## Start Supplied data
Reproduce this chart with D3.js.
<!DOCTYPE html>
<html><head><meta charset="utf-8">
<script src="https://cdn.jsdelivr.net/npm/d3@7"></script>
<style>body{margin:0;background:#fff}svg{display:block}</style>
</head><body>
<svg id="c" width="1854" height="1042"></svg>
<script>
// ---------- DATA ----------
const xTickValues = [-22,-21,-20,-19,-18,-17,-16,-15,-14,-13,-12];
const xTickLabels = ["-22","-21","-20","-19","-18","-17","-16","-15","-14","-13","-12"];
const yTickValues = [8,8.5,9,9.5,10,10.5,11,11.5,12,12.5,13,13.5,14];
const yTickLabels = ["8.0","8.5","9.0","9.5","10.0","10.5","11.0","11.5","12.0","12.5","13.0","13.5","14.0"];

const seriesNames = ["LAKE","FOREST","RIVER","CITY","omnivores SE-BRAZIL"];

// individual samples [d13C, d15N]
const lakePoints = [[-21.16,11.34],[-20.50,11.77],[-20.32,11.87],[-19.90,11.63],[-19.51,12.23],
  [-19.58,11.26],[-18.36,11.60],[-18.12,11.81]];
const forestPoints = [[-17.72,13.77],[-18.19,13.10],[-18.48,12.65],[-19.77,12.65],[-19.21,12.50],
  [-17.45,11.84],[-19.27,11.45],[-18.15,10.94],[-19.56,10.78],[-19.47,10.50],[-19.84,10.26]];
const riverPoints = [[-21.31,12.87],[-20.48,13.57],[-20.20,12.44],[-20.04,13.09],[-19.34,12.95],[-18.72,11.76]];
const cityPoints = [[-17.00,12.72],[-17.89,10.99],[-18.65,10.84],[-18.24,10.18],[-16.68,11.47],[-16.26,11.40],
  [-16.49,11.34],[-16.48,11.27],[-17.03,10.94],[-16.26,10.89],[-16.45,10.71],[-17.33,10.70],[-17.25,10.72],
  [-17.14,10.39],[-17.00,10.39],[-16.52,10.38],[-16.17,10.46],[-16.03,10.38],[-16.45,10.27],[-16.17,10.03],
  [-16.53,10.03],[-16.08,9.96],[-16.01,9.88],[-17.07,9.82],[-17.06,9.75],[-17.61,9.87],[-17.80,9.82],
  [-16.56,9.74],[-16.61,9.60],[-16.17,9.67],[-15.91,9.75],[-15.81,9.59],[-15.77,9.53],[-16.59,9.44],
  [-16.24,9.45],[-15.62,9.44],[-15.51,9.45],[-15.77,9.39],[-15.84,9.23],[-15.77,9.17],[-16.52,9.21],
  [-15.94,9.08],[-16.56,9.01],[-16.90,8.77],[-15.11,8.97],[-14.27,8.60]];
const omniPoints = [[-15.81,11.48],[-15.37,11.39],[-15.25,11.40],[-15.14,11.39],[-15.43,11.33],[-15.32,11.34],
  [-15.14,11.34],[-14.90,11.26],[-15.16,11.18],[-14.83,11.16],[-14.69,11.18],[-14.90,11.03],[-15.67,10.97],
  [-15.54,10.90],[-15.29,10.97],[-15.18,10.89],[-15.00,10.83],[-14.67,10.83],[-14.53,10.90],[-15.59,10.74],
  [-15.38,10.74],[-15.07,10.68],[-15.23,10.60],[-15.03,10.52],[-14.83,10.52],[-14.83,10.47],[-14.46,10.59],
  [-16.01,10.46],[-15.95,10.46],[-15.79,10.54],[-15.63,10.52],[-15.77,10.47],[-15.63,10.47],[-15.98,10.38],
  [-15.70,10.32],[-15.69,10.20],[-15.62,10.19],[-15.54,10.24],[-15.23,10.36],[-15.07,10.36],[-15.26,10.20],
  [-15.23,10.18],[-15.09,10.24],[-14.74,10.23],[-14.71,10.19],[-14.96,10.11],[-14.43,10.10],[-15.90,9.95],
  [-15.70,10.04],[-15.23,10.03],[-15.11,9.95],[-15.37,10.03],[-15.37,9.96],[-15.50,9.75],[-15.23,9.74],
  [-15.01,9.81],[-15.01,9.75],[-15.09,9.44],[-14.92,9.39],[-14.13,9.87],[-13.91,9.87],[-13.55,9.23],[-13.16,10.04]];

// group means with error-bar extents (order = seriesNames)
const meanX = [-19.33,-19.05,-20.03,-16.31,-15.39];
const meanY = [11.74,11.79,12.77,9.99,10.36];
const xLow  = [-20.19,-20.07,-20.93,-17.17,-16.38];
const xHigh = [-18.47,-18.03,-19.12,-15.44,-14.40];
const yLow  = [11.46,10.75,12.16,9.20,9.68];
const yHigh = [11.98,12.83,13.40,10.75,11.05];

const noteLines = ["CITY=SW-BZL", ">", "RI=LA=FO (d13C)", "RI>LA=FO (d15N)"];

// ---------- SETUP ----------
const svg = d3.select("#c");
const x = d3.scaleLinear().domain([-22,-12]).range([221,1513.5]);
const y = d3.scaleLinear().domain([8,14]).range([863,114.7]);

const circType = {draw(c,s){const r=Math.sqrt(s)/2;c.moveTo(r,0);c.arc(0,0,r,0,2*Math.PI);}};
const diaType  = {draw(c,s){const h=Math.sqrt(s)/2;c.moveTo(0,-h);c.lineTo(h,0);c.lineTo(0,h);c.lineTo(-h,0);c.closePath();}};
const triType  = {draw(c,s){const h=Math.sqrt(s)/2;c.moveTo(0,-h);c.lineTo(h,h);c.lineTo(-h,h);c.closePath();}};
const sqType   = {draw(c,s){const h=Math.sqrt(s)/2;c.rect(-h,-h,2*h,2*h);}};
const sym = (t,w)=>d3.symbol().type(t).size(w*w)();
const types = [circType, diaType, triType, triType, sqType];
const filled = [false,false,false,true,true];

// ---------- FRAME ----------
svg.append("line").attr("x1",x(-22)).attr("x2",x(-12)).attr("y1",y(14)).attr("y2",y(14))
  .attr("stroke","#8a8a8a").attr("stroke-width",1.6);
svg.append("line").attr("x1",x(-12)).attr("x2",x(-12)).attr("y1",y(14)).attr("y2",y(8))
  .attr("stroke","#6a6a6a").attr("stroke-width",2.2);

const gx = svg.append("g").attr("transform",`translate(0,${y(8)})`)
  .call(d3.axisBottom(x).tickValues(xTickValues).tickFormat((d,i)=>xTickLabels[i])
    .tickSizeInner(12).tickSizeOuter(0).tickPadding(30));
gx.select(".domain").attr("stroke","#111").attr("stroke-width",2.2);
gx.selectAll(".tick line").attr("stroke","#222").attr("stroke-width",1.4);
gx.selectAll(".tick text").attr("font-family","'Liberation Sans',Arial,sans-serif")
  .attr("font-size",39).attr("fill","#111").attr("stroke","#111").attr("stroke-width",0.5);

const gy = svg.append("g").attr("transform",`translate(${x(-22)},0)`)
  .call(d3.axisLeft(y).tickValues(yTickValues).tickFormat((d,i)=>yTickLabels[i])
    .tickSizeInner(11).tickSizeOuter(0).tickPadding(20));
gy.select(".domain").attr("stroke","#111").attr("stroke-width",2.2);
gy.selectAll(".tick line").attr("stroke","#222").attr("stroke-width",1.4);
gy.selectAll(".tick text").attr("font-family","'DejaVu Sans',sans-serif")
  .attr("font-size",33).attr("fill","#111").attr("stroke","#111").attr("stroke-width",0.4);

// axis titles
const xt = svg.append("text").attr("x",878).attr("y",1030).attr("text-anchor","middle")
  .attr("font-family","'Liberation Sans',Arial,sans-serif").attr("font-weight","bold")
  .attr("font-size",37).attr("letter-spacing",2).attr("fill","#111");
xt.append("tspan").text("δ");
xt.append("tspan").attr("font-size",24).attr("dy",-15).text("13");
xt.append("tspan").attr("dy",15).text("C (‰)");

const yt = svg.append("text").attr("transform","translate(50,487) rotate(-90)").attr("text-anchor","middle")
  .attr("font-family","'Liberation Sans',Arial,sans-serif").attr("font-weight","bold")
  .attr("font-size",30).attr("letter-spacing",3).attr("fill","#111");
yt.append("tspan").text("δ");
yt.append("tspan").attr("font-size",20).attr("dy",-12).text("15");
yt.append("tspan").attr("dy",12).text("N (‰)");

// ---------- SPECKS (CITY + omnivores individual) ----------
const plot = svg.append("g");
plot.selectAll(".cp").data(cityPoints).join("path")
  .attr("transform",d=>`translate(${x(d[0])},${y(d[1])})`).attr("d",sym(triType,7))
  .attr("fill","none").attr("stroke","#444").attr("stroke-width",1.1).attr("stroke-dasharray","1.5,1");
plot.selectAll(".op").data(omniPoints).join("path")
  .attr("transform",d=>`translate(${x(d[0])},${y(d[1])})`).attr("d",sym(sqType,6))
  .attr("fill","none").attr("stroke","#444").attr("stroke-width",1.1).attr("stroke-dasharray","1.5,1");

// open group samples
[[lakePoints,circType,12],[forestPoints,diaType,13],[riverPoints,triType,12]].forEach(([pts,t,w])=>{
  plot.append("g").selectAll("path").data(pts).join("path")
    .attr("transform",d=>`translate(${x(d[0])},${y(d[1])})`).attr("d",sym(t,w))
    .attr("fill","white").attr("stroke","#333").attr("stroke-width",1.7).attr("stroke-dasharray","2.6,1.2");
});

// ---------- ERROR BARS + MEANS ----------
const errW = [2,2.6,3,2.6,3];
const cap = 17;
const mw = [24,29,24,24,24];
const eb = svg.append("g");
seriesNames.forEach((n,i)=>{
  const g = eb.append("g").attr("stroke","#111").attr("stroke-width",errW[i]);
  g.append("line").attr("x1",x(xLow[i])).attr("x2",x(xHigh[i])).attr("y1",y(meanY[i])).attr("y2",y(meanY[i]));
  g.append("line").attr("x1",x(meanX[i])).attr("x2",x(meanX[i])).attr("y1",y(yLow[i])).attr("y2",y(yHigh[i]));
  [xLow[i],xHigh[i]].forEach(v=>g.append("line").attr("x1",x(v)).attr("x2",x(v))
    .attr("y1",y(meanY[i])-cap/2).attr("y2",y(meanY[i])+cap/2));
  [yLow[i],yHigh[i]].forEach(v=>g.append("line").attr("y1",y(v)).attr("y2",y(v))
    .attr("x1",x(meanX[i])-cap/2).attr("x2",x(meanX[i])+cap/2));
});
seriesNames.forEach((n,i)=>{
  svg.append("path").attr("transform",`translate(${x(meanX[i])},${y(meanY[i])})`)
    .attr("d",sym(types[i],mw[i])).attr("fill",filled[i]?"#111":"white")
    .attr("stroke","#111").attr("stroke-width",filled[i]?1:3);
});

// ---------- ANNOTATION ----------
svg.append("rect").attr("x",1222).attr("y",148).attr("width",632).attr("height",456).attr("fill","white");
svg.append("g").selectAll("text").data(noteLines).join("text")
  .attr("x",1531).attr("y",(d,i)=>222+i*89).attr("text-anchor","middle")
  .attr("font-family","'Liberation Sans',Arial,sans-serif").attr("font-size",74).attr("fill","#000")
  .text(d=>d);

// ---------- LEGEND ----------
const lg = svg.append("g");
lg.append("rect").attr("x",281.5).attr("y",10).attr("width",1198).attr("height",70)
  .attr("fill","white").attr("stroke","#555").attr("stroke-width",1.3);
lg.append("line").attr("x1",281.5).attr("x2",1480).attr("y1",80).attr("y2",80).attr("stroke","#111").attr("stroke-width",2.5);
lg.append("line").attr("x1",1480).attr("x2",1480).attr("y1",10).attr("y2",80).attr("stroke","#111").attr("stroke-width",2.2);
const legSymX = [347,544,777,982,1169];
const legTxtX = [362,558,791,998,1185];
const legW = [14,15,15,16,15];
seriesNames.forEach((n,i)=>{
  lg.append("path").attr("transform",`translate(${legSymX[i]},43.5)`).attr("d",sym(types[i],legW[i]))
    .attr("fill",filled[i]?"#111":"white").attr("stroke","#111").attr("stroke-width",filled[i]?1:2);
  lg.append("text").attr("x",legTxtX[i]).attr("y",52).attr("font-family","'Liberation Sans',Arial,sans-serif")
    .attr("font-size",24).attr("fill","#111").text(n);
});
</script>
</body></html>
## End Supplied data
Task to complete: Of the lines in this listing, report how many contain the string "with", and give the number only.

Result below: 2